Deve quindi ritenersi che la L. n. 109 del 1994, art 26, comma 5, nel rendere applicabile ai contratti di appalto di lavori pubblici la disciplina della L. 52 del 1991, abbia inteso rendere operante la disciplina derogatoria posta da tale legge per i crediti di impresa, ma non anche procedere all’abrogazione delle norme speciali che regolavano in precedenza la cessione dei crediti nei confronti della p.a., rendendo applicabile, per le cessioni non rispondenti alle prescrizioni di cui alla L. 52 del 1991, la disciplina codicistica.

Il Collegio chiarisce che nonostante la decisione in oggetto riguardasse i contratti stipulati nella vigenza della legge 109/1994, essa appare di stretta attualità poiché il rinvio alla legge 52/1991 non è venuto meno per effetto dell’abrogazione della legge Merloni da parte del D. Lgs. 163/2006. L’art. 117 del decreto infatti, oltre a dettare delle disposizioni ulteriori specifiche, rinvia all’art. 1 della legge 52/1991, in modo analogo al rinvio operato dal comma 5 dell’art. 26 della legge 109/1994. Tale articolo nel confermare la cedibilità dei crediti nei confronti della P.A. derivanti dall’esecuzione di appalti per lavori pubblici, ribadisce la necessità che il cessionario sia una impresa qualificata (comma 1, periodo 2) e, per l’eventualità che il cessionario non sia in possesso dei prescritti requisiti non prevede l’applicabilità delle norme generali del c.c., cosi come invece disposto dalla L. n. 52 del 1991, art. 1, comma 2, per la cessione dei crediti di impresa in genere.

REVISIONE PREZZI

CORTE COSTITUZIONALE SENTENZA 2006

Alla luce della evoluzione normativa, deve ritenersi che la disciplina statale, e, in particolare, l'art. 26 della legge n. 109 del 1994, come modificato dalla legge n. 311 del 2004, possegga i caratteri sostanziali identificativi delle norme fondamentali di riforma economico-sociale, al di là della autoqualificazione effettuata dall'art. 1 della stessa legge n. 109 del 1994, secondo il quale «i principi desumibili dalle disposizioni» contenuti nella predetta legge «costituiscono norme fondamentali di riforma economico-sociale».

È indubbio, infatti, che l'istituto della revisione prezzi risponda ad un interesse unitario, afferendo a scelte legislative di carattere generale che implicano «valutazioni politiche e riflessi finanziari, che non tollerano discipline differenziate nel territorio».

Ne consegue che al legislatore statale, nella materia de qua, deve riconoscersi, nella regolamentazione del settore, il potere di vincolare la potestà legislativa primaria anche delle Regioni a statuto speciale e delle Province autonome.

REVISIONE PREZZI

CONSIGLIO DI STATO SENTENZA 2006

L’art. 26, comma 4, della legge n. 109 del 1994, va infatti inteso nel senso che il decreto ministeriale previsto dalla sua seconda parte, al fine di fissare l’eventuale percentuale di aumento del prezzo dei lavori al netto del ribasso d’asta (c.d. “prezzo chiuso”), determinata nella misura eccedente la percentuale del 2% di differenza tra tasso di inflazione reale e tasso di inflazione programmato nell’anno precedente, vada comunque annualmente emanato da parte dell’Amministrazione competente.
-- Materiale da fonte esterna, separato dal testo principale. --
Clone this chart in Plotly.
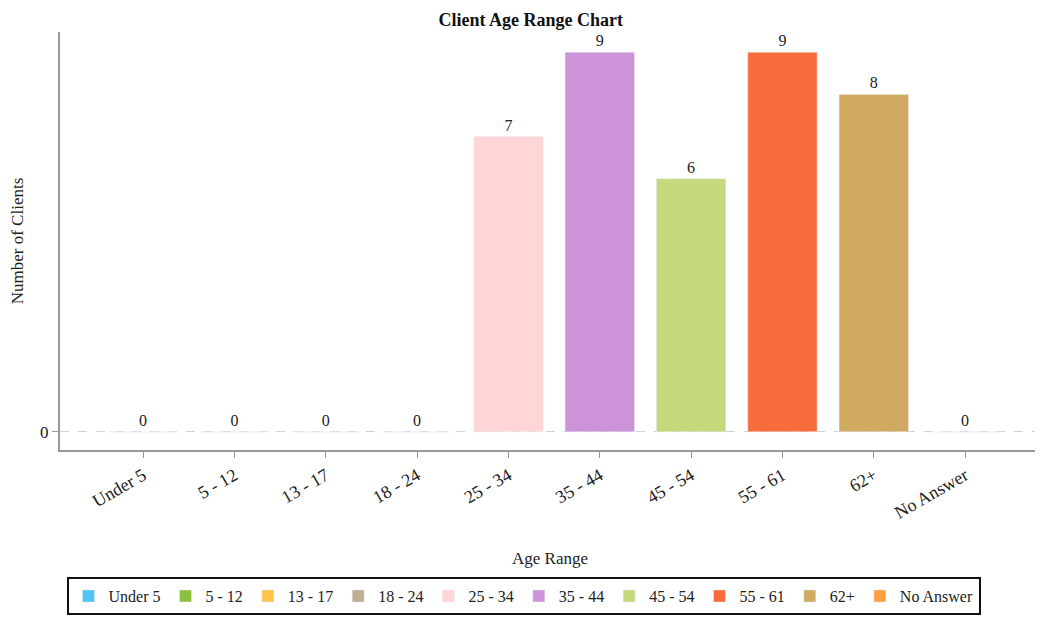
import plotly.graph_objects as go

# Client counts per age range
age_ranges = ["Under 5", "5 - 12", "13 - 17", "18 - 24", "25 - 34",
              "35 - 44", "45 - 54", "55 - 61", "62+", "No Answer"]
clients = [0, 0, 0, 0, 7, 9, 6, 9, 8, 0]
colors = ["#4FC3F7", "#8DC03F", "#FFC447", "#BDAF8F", "#FFD5D8",
          "#CD93D8", "#C4D97C", "#F76B3C", "#D1AA62", "#FF9D3F"]

FONT = "Liberation Serif"

fig = go.Figure()

for name, val, col in zip(age_ranges, clients, colors):
    fig.add_trace(go.Bar(
        x=[name],
        y=[val],
        name=name,
        marker_color=col,
        width=0.76,
        text=[str(val)],
        textposition='outside',
        textfont=dict(size=16, color='#222'),
        cliponaxis=False,
    ))

# page body adds an 8px margin, so the figure is sized 8px smaller
fig.update_layout(
    width=1035,
    height=634,
    margin=dict(l=52, r=3, t=24, b=192, autoexpand=False),
    plot_bgcolor='white',
    paper_bgcolor='white',
    font=dict(family=FONT, size=16, color='#222'),
    title=dict(text="<b>Client Age Range Chart</b>", x=0.505, xanchor='center',
               y=0.995, yanchor='top', pad=dict(t=2),
               font=dict(size=18, color='#111')),
    barmode='overlay',
    showlegend=True,
    legend=dict(
        orientation='h',
        x=0.473, xanchor='center',
        y=-0.304, yanchor='top',
        bordercolor='#111', borderwidth=2,
        font=dict(size=16, color='#222'),
        itemwidth=30,
        traceorder='normal',
    ),
    xaxis=dict(
        categoryorder='array', categoryarray=age_ranges,
        range=[-0.91, 9.82],
        showline=True, linecolor='#999', linewidth=2,
        ticks='outside', ticklen=6, tickcolor='#999',
        tickangle=-30,
        tickfont=dict(size=18),
        showgrid=False,
        automargin=False,
        title=dict(text="Age Range", standoff=30, font=dict(size=17)),
    ),
    yaxis=dict(
        range=[-0.43, 9.48],
        tickvals=[0],
        showline=True, linecolor='#999', linewidth=2,
        ticks='outside', ticklen=6, tickcolor='#999',
        tickfont=dict(size=17),
        showgrid=True, gridcolor='#d3d3d3', griddash='dash', gridwidth=1,
        zeroline=False,
        automargin=False,
        title=dict(text="Number of Clients", standoff=12, font=dict(size=17)),
    ),
)

fig.write_html("out.html")
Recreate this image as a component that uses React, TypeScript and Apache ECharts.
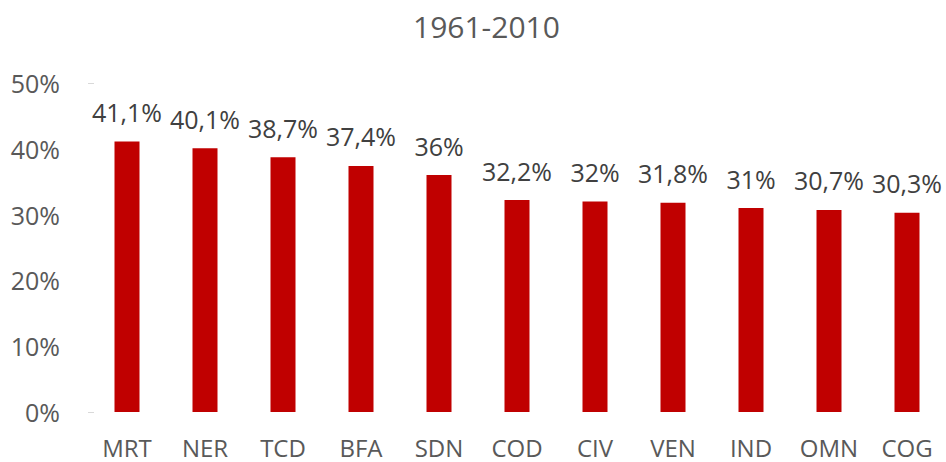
import React, { useEffect, useRef } from "react";
import * as echarts from "echarts";

const categories = ["MRT", "NER", "TCD", "BFA", "SDN", "COD", "CIV", "VEN", "IND", "OMN", "COG"];
const values = [41.1, 40.1, 38.7, 37.4, 36, 32.2, 32, 31.8, 31, 30.7, 30.3];
const titleText = "1961-2010";
const yTicks = [0, 10, 20, 30, 40, 50];

const FONT = "'Open Sans', 'Liberation Sans', sans-serif";

export default function App() {
  const ref = useRef<HTMLDivElement>(null);
  useEffect(() => {
    if (!ref.current) return;
    const chart = echarts.init(ref.current, undefined, { renderer: "svg" });
    chart.setOption({
      animation: false,
      backgroundColor: "#ffffff",
      title: {
        text: titleText,
        left: 408,
        top: 6,
        textStyle: { fontFamily: FONT, fontSize: 30, fontWeight: "normal", color: "#595959" },
      },
      grid: { left: 88, right: 0, top: 83, bottom: 50, containLabel: false },
      xAxis: {
        type: "category",
        data: categories,
        axisLine: { show: false },
        axisTick: { show: false },
        axisLabel: {
          interval: 0,
          fontFamily: FONT,
          fontSize: 24,
          lineHeight: 22,
          color: "#595959",
          margin: 24,
        },
      },
      yAxis: [
        {
          type: "value",
          min: yTicks[0],
          max: yTicks[yTicks.length - 1],
          interval: 10,
          splitLine: { show: false },
          axisLine: { show: false },
          axisTick: { show: false },
          axisLabel: {
            fontFamily: FONT,
            fontSize: 25,
            color: "#595959",
            margin: 28,
            formatter: (v: number) => `${v}%`,
          },
        },
        {
          type: "value",
          position: "left",
          min: 0,
          max: 50,
          interval: 50,
          splitLine: { show: false },
          axisLine: { show: false },
          axisLabel: { show: false },
          axisTick: { show: true, inside: true, length: 6, lineStyle: { color: "#d9d9d9", width: 1 } },
        },
      ],
      series: [
        {
          type: "bar",
          data: values,
          barWidth: 25,
          itemStyle: { color: "#C00000" },
          label: {
            show: true,
            position: "top",
            distance: 17,
            fontFamily: FONT,
            fontSize: 25,
            color: "#404040",
            formatter: (p: any) => `${String(p.value).replace(".", ",")}%`,
          },
        },
      ],
    });
    return () => chart.dispose();
  }, []);
  return <div ref={ref} style={{ width: 946, height: 462, position: "absolute", left: 0, top: 0 }} />;
}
Si deve infatti ritenere che, anno per anno, spetti necessariamente all’Amministrazione di effettuare il rilievo dello scostamento tra inflazione programmata e inflazione reale, perché solo ove tale operazione sia compiuta è possibile affermare o negare che la seconda abbia avuto una eccedenza percentuale rispetto alla prima superiore al 2%. Dall’inevitabile effettuazione di tale operazione, che risulta in un incombente imposto dal dettato della norma in questione con riferimento ad un’epoca anteriore al 30 giugno di ogni anno, discende che l’attività comunque posta a carico dell’Amministrazione debba poi essere esternata nel decreto del Ministero dei lavori pubblici da emanare entro la data suddetta.